(Business in Cameroon) - Some of the 3,000 employees of Société des plantations de Mbanga (SPM), an agro-industrial factory which produces the banana dessert in the Moungo department, Littoral region, protested on September 4, 2014 before the offices of the Directorate General of the company in Douala, the capital of Cameroon. The workers are demanding the payment of 15 months of back pay, according to Quotidien de l’Economie.
Indeed, for the last 9 months, the agro-industrial company has been virtually at a standstill, only the administrative personnel continue to work two or three days per week, stated internal sources of the company. This is due to the cash flow tensions that the company has been experiencing for at least two years, difficulties have finally led to a halt in production and banana exports.
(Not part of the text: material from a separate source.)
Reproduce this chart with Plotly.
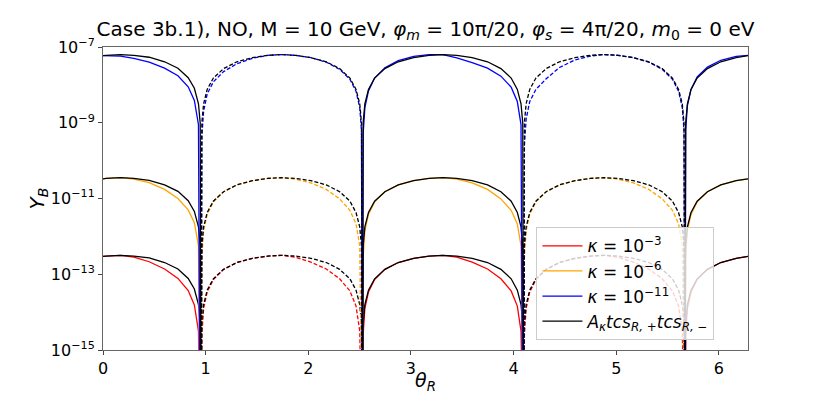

The agro-industrial company has been very criticised by civil society, the people and local elites such as the late Lapiro from Mbanga, renowned artist, who was imprisoned officially for participating in the pillaging of the SPM in February 2008 (he always considered this case to be the settling of a score orchestrated by the SPM). The company is generally accused of exploitation and especially for not paying its taxes thanks to certain privileges with some local authorities.
These accusations have been picked-up and amplified by Paul Eric Kingué, former mayor of Njombe-Penja, (localities in which SPM also has banana plantations) currently incarcerated for misuse of public funds and always saw the hand of the SPM behind its legal woes. “All the societies which produce bananas in the localities of Njombe-Penja make 100 billion FCFA in sales per annum and employees between 8,000 and 10,000 persons whose salaries do not pass 200 million FCFA per annum,” he has decried in numerous open letters written from his prison cell.
After these claims and a documentary broadcast last year by France 2 on the slave working conditions on Moungo banana plantations, a head of the France-Cameroon Chamber of Commerce had announced at its last RSE meeting held by the Competitiveness Committee in Yaoundé, that the SPM bananas had been boycotted on the Rungis market in France which is one of the major fruit markets in Europe. However, this information has not been confirmed by the Rungis press relations officer, contacted in its time by Ecofin Agency.